The most productive work came during an afternoon session at the May 30 conference, where action plans were created for the 33 schools in the state with the highest dropout rates. In July, during the state’s budget session, she hit the road again, this time focusing on target schools in the Ohio 8 Coalition, a strategic alliance of superintendents and teachers’ union presidents from the eight urban districts responsible for nearly 240,000 students. In public information sessions, she presented data and sought comment. Again, Prentiss was surprised by the community response, where it was not uncommon to have 100-plus attend a session. The resonance of shared responsibility discussed at the governor’s conference hadn’t dissipated in the intervening weeks.
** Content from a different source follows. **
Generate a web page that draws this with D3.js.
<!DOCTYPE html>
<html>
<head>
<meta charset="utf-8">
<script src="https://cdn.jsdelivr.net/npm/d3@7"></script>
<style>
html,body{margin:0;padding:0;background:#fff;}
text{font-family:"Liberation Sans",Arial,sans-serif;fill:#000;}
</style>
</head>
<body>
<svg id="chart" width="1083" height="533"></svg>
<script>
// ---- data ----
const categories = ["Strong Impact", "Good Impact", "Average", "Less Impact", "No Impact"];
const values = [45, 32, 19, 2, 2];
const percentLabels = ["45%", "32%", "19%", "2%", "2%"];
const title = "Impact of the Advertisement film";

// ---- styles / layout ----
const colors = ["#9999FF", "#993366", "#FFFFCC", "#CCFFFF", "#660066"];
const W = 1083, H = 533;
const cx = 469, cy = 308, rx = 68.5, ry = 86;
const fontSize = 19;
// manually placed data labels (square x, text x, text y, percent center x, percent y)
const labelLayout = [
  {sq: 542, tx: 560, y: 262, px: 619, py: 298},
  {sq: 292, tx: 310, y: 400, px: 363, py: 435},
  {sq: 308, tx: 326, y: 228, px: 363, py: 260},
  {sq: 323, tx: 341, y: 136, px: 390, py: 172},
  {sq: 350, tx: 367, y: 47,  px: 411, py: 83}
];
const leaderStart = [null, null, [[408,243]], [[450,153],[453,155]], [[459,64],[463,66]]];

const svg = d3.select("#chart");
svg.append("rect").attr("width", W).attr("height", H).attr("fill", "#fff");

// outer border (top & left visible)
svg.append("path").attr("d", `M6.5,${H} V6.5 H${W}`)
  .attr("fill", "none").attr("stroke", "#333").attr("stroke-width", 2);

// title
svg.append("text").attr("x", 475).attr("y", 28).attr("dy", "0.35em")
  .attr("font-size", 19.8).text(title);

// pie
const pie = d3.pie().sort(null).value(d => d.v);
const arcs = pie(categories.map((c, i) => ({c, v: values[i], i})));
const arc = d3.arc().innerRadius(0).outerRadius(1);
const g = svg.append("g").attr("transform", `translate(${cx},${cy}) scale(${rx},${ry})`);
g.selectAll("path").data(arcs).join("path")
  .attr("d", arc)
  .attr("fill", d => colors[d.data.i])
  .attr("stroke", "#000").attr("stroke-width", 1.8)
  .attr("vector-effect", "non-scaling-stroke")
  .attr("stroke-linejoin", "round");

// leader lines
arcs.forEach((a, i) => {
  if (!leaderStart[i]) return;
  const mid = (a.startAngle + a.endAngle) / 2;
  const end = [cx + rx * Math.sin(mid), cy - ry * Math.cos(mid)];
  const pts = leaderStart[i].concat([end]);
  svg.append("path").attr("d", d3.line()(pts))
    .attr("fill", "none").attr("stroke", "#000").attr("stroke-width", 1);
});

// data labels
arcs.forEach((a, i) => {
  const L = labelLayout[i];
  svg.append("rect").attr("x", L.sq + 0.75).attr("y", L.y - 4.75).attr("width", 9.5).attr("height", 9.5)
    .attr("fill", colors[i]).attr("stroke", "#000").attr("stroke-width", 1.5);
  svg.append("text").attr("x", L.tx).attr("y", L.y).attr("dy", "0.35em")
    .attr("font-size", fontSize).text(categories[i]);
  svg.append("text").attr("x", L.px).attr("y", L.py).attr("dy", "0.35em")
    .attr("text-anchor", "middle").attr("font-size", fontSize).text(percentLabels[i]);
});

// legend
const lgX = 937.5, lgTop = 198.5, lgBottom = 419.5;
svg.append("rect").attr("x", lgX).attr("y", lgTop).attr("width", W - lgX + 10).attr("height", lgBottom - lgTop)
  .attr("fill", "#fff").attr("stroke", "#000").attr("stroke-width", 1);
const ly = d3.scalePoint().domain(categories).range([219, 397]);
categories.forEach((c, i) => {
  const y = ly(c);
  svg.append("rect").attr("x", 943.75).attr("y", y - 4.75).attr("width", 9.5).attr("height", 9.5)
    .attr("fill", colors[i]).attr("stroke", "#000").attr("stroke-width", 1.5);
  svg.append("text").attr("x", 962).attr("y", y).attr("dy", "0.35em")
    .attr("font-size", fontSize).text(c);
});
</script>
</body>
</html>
“I said we didn’t have time for blame,” she said. “Everybody has a role-we must share the responsibility and act. It’s not just about principals and teachers, but the kids, the parents, the church, the business community, the social service community, everyone needs to be a part of this to make it happen.”
Not new words, but apparently the combination of timing and the truth of the words may have finally penetrated through to enough people from the classroom to the boardroom to Columbus’s backrooms that inaction was no longer an option.